Written instruction: Leave out the pictures, and retype only the lines from the beginning of the material through the line that contains "const plotLeft = 91.5, plotRight", including both.

── Dataset extract

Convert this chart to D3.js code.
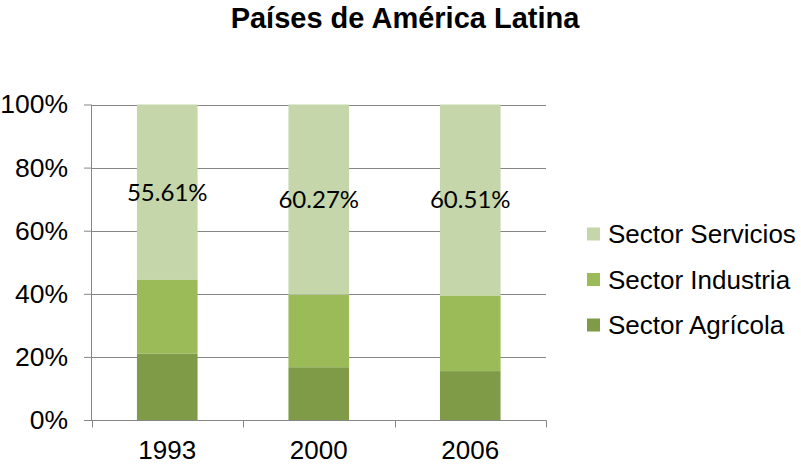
<!DOCTYPE html>
<meta charset="utf-8">
<style>
    body { margin: 0; background: #fff; }
    text { font-family: "Liberation Sans", Arial, sans-serif; fill: #000; }
    .grid line { stroke: #868686; stroke-width: 1; }
    .axis path, .axis line { stroke: #868686; stroke-width: 1; }
    .label { font-family: Lato, "Open Sans", sans-serif; font-size: 24px; }
</style>
<svg width="801" height="465"></svg>
<script src="https://cdnjs.cloudflare.com/ajax/libs/d3/7.8.5/d3.min.js"></script>
<script>
    const years = ["1993", "2000", "2006"];
    const agricola = [21.0, 16.73, 15.5];
    const industria = [23.39, 23.0, 23.99];
    const servicios = [55.61, 60.27, 60.51];
    const yTicks = [0, 20, 40, 60, 80, 100];
    const seriesNames = ["Sector Agrícola", "Sector Industria", "Sector Servicios"];
    const colors = ["#7F9B48", "#9BBB59", "#C4D6AA"];

    const svg = d3.select("svg");
    const plotLeft = 91.5, plotRight = 546, plotTop = 104.5, plotBottom = 420;

    const x = d3.scaleBand()
        .domain(years)
        .range([plotLeft, plotRight])
        .paddingInner(0.6)
        .paddingOuter(0.3);

    const y = d3.scaleLinear().domain([0, 100]).range([plotBottom, plotTop]);

    // title
    svg.append("text")
        .attr("x", 405)
        .attr("y", 28)
        .attr("text-anchor", "middle")
        .style("font-weight", "bold")
        .style("font-size", "29px")
        .text("Países de América Latina");

    // gridlines
    svg.append("g")
        .attr("class", "grid")
        .selectAll("line")
        .data(yTicks.filter(d => d > 0))
        .enter().append("line")
        .attr("x1", plotLeft)
        .attr("x2", plotRight)
        .attr("y1", d => Math.round(y(d)) + 0.5)
        .attr("y2", d => Math.round(y(d)) + 0.5);

    // stacked bars
    const table = years.map((yr, i) => ({
        year: yr,
        agricola: agricola[i],
        industria: industria[i],
        servicios: servicios[i]
    }));
    const stack = d3.stack().keys(["agricola", "industria", "servicios"]);
    const layers = stack(table);

    svg.append("g")
        .selectAll("g")
        .data(layers)
        .enter().append("g")
        .attr("fill", (d, i) => colors[i])
        .selectAll("rect")
        .data(d => d)
        .enter().append("rect")
        .attr("x", d => x(d.data.year))
        .attr("width", x.bandwidth())
        .attr("y", d => y(d[1]))
        .attr("height", d => y(d[0]) - y(d[1]));

    // labels on servicios
    svg.append("g")
        .selectAll("text")
        .data(layers[2])
        .enter().append("text")
        .attr("class", "label")
        .attr("x", d => x(d.data.year) + x.bandwidth() / 2)
        .attr("y", d => y((d[0] + d[1]) / 2))
        .attr("dy", "0.35em")
        .attr("text-anchor", "middle")
        .text(d => d.data.servicios.toFixed(2) + "%");

    // y axis
    const yAxis = svg.append("g")
        .attr("class", "axis")
        .attr("transform", "translate(" + (plotLeft - 0.5) + ",0)")
        .call(d3.axisLeft(y).tickValues(yTicks).tickFormat(d => d + "%").tickSize(7).tickSizeOuter(0).tickPadding(16));
    yAxis.selectAll("text").style("font-size", "26.5px");
    yAxis.select(".domain").attr("d", "M0.5," + plotTop + "V" + (plotBottom + 0.5));

    // x axis with tick marks at category boundaries
    const xg = svg.append("g")
        .attr("class", "axis")
        .attr("transform", "translate(0," + (plotBottom + 0.5) + ")");
    xg.append("line")
        .attr("x1", plotLeft - 7).attr("x2", plotRight + 0.5)
        .attr("y1", 0).attr("y2", 0);
    const bounds = years.map(d => x(d) - x.step() * 0.3).concat([plotRight]);
    xg.selectAll("line.tk")
        .data(bounds)
        .enter().append("line")
        .attr("class", "tk")
        .attr("x1", d => Math.round(d) + 0.5)
        .attr("x2", d => Math.round(d) + 0.5)
        .attr("y1", 0).attr("y2", 7);
    xg.selectAll("text")
        .data(years)
        .enter().append("text")
        .attr("x", d => x(d) + x.bandwidth() / 2)
        .attr("y", 38)
        .attr("text-anchor", "middle")
        .style("font-size", "26px")
        .text(d => d);

    // legend
    const legend = svg.append("g")
        .selectAll("g")
        .data([2, 1, 0])
        .enter().append("g")
        .attr("transform", (d, i) => "translate(587," + (234 + i * 45.5) + ")");
    legend.append("rect")
        .attr("x", 0).attr("y", -6.5)
        .attr("width", 13).attr("height", 13)
        .attr("fill", d => colors[d]);
    legend.append("text")
        .attr("x", 21)
        .attr("y", 0)
        .attr("dy", "0.35em")
        .style("font-size", "26px")
        .text(d => seriesNames[d]);
</script>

────

Full response:
Convert this chart to D3.js code.
<!DOCTYPE html>
<meta charset="utf-8">
<style>
    body { margin: 0; background: #fff; }
    text { font-family: "Liberation Sans", Arial, sans-serif; fill: #000; }
    .grid line { stroke: #868686; stroke-width: 1; }
    .axis path, .axis line { stroke: #868686; stroke-width: 1; }
    .label { font-family: Lato, "Open Sans", sans-serif; font-size: 24px; }
</style>
<svg width="801" height="465"></svg>
<script src="https://cdnjs.cloudflare.com/ajax/libs/d3/7.8.5/d3.min.js"></script>
<script>
    const years = ["1993", "2000", "2006"];
    const agricola = [21.0, 16.73, 15.5];
    const industria = [23.39, 23.0, 23.99];
    const servicios = [55.61, 60.27, 60.51];
    const yTicks = [0, 20, 40, 60, 80, 100];
    const seriesNames = ["Sector Agrícola", "Sector Industria", "Sector Servicios"];
    const colors = ["#7F9B48", "#9BBB59", "#C4D6AA"];

    const svg = d3.select("svg");
    const plotLeft = 91.5, plotRight = 546, plotTop = 104.5, plotBottom = 420;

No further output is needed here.